Drop every picture. Then return, exactly, the lines from the beginning of the listing below through the one containing "t_end = [177.5, 125.5, 112.9, 100.5, 80.5, 70.5, 63.0, 61.7]".

++++++

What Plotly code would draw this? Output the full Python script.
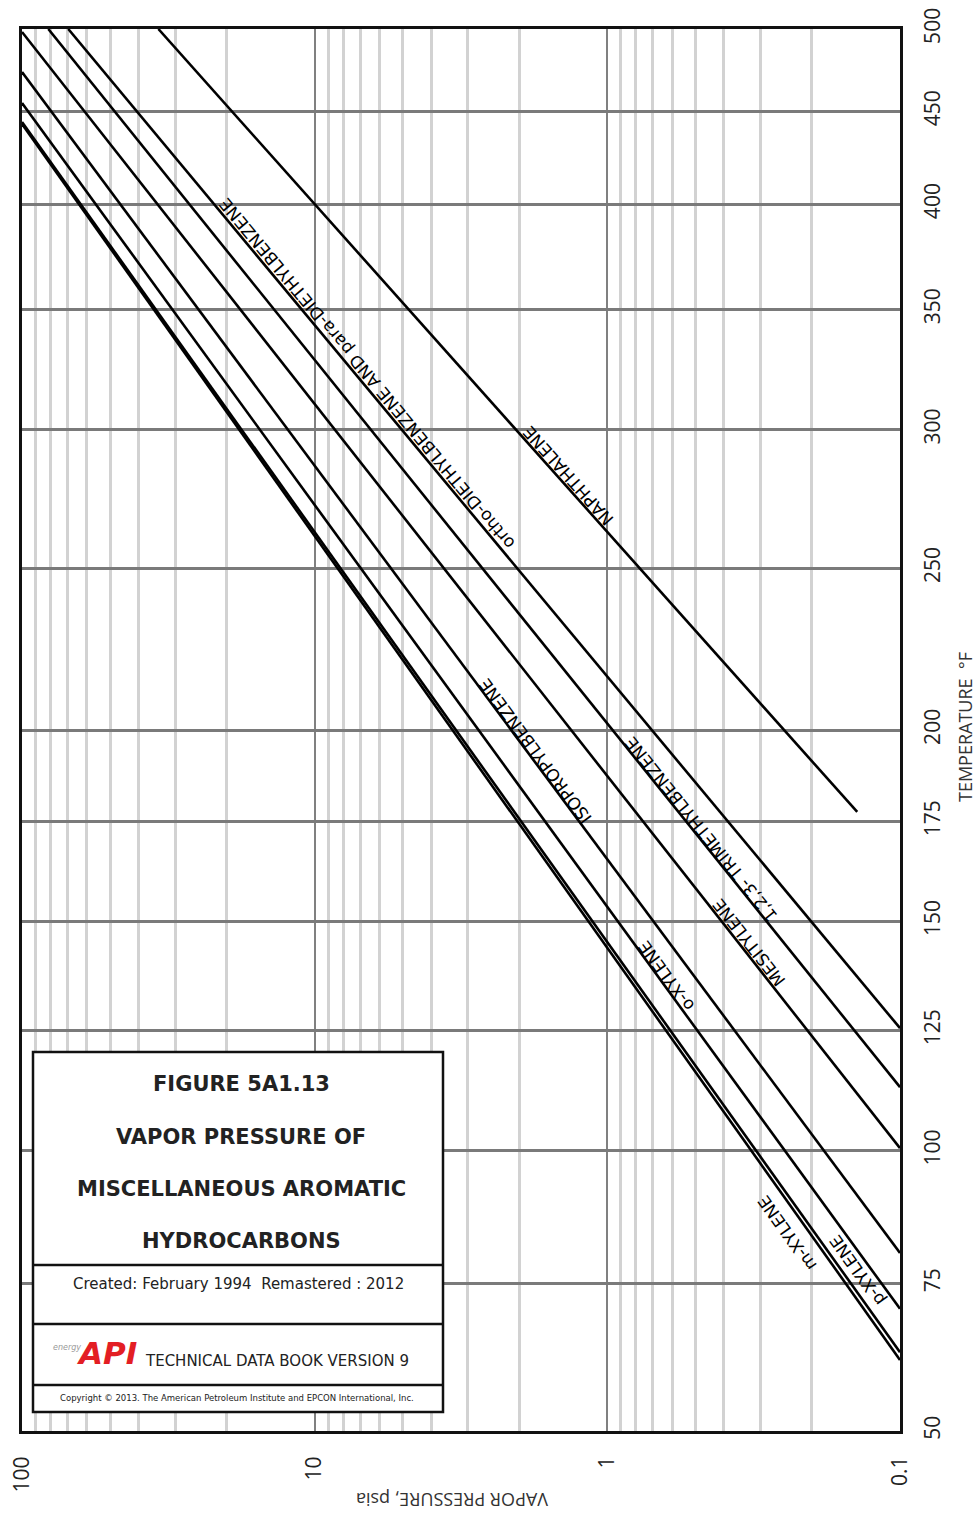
import math
import plotly.graph_objects as go

# ---------------- data ----------------
compounds = ["NAPHTHALENE", "DIETHYLBENZENE", "1,2,3-TRIMETHYLBENZENE", "MESITYLENE",
             "ISOPROPYLBENZENE", "o-XYLENE", "p-XYLENE", "m-XYLENE"]
# two end points of each (straight) line: pressure psia, temperature F
p_start = [34.2, 69.5, 81.3, 100.0, 100.0, 100.0, 100.0, 100.0]
t_start = [500.0, 500.0, 500.0, 498.1, 473.2, 454.9, 444.0, 442.9]
p_end = [0.14, 0.1, 0.1, 0.1, 0.1, 0.1, 0.1, 0.1]
t_end = [177.5, 125.5, 112.9, 100.5, 80.5, 70.5, 63.0, 61.7]

# line labels: text, pressure, temperature of label centre
label_text = ["NAPHTHALENE", "ortho-DIETHYLBENZENE AND para-DIETHYLBENZENE",
              "1,2,3- TRIMETHYLBENZENE", "MESITYLENE", "ISOPROPYLBENZENE",
              "o-XYLENE", "p-XYLENE", "m-XYLENE"]
label_line = [0, 1, 2, 3, 4, 5, 6, 7]
label_p = [1.363, 6.625, 0.4786, 0.328, 1.767, 0.630, 0.140, 0.2432]
label_t = [282.5, 322.3, 173.0, 145.0, 194.1, 137.2, 77.4, 84.2]

temp_ticks = [50, 75, 100, 125, 150, 175, 200, 250, 300, 350, 400, 450, 500]
press_ticks = [100, 10, 1, 0.1]
press_tick_text = ["100", "10", "1", "0.1"]
press_minor = [k * d for d in (0.1, 1, 10) for k in range(2, 10)]

# ---------------- temperature scale: 1/(T+400) ----------------
C = 400.0
T_LO, T_HI = 50.0, 500.0


def tscale(t):
    return 1e4 * (1.0 / (T_LO + C) - 1.0 / (t + C))


Y_MAX = tscale(T_HI)

W, H = 977, 1518
L, R, T, B = 22, 77, 29, 87
PW, PH = W - L - R, H - T - B

fig = go.Figure()
for i, name in enumerate(compounds):
    fig.add_trace(go.Scatter(
        x=[p_start[i], p_end[i]],
        y=[tscale(t_start[i]), tscale(t_end[i])],
        mode="lines", line=dict(color="#000000", width=2.6),
        name=name, showlegend=False, hoverinfo="skip"))

# labels along the lines
for txt, li, p, t in zip(label_text, label_line, label_p, label_t):
    dx = -(math.log10(p_end[li]) - math.log10(p_start[li])) * PW / 3.0
    dy = -(tscale(t_end[li]) - tscale(t_start[li])) * PH / Y_MAX
    ang = math.degrees(math.atan2(dy, dx)) - 180
    fig.add_annotation(x=math.log10(p), y=tscale(t), xref="x", yref="y",
                       text=txt, showarrow=False, textangle=ang,
                       font=dict(family="DejaVu Sans", size=17, color="#000000"),
                       xanchor="center", yanchor="middle")

fig.update_xaxes(type="log", range=[2, -1], autorange=False, automargin=False,
                 tickvals=press_ticks, ticktext=press_tick_text, tickangle=-90,
                 ticks="", ticklabelstandoff=14,
                 tickfont=dict(family="Open Sans", size=21, color="#222"),
                 showgrid=True, gridcolor="#808080", gridwidth=2,
                 minor=dict(tickvals=press_minor, showgrid=True,
                            gridcolor="#d2d2d2", gridwidth=2.5, ticklen=0),
                 showline=True, linecolor="#111", linewidth=3, mirror=True,
                 zeroline=False)
fig.update_yaxes(range=[0, Y_MAX], autorange=False, side="right", automargin=False,
                 tickvals=[tscale(t) for t in temp_ticks],
                 ticktext=[str(t) for t in temp_ticks], tickangle=-90,
                 ticks="", ticklabelstandoff=12,
                 tickfont=dict(family="Open Sans", size=21, color="#222"),
                 showgrid=True, gridcolor="#7a7a7a", gridwidth=2.5,
                 showline=True, linecolor="#111", linewidth=3, mirror=True,
                 zeroline=False)


def px(x):
    return (x - L) / PW


def py(y):
    return (H - B - y) / PH


# axis titles
fig.add_annotation(x=px(965), y=py(727), xref="paper", yref="paper",
                   xanchor="center", yanchor="middle",
                   text="TEMPERATURE  °F", textangle=-90, showarrow=False,
                   font=dict(family="Open Sans", size=18, color="#333"))
fig.add_annotation(x=px(452), y=py(1500), xref="paper", yref="paper",
                   xanchor="center", yanchor="middle",
                   text="VAPOR PRESSURE, psia", textangle=180, showarrow=False,
                   font=dict(family="Open Sans", size=18, color="#333"))

# title box
fig.add_shape(type="rect", xref="paper", yref="paper", x0=px(33), x1=px(443),
              y0=py(1412), y1=py(1052), fillcolor="white",
              line=dict(color="#111", width=2.5), layer="above")
for yy in (1265, 1324, 1385):
    fig.add_shape(type="line", xref="paper", yref="paper", x0=px(33), x1=px(443),
                  y0=py(yy), y1=py(yy), line=dict(color="#111", width=2.5), layer="above")


def box_text(txt, x, y, size, color="#222", family="DejaVu Sans"):
    fig.add_annotation(x=px(x), y=py(y), xref="paper", yref="paper", text=txt,
                       xanchor="center", yanchor="middle", showarrow=False,
                       font=dict(family=family, size=size, color=color))


title_lines = ["FIGURE 5A1.13", "VAPOR PRESSURE OF", "MISCELLANEOUS AROMATIC", "HYDROCARBONS"]
for txt, yy in zip(title_lines, (1084, 1137, 1189, 1241)):
    box_text("<b>" + txt + "</b>", 241, yy, 21)
box_text("Created: February 1994  Remastered : 2012", 238, 1284, 15)
box_text("<b><i>API</i></b>", 106, 1353, 31, color="#e31e24")
box_text("<i>energy</i>", 67, 1347, 8, color="#999")
box_text("TECHNICAL DATA BOOK VERSION 9", 277, 1361, 15)
box_text("Copyright © 2013. The American Petroleum Institute and EPCON International, Inc.",
         237, 1398, 8.5)

fig.update_layout(width=W, height=H, margin=dict(l=L, r=R, t=T, b=B, autoexpand=False),
                  paper_bgcolor="white", plot_bgcolor="white", showlegend=False)

fig.write_html("out.html")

++++++

◆ Exercise response ◆
What Plotly code would draw this? Output the full Python script.
import math
import plotly.graph_objects as go

# ---------------- data ----------------
compounds = ["NAPHTHALENE", "DIETHYLBENZENE", "1,2,3-TRIMETHYLBENZENE", "MESITYLENE",
             "ISOPROPYLBENZENE", "o-XYLENE", "p-XYLENE", "m-XYLENE"]
# two end points of each (straight) line: pressure psia, temperature F
p_start = [34.2, 69.5, 81.3, 100.0, 100.0, 100.0, 100.0, 100.0]
t_start = [500.0, 500.0, 500.0, 498.1, 473.2, 454.9, 444.0, 442.9]
p_end = [0.14, 0.1, 0.1, 0.1, 0.1, 0.1, 0.1, 0.1]
t_end = [177.5, 125.5, 112.9, 100.5, 80.5, 70.5, 63.0, 61.7]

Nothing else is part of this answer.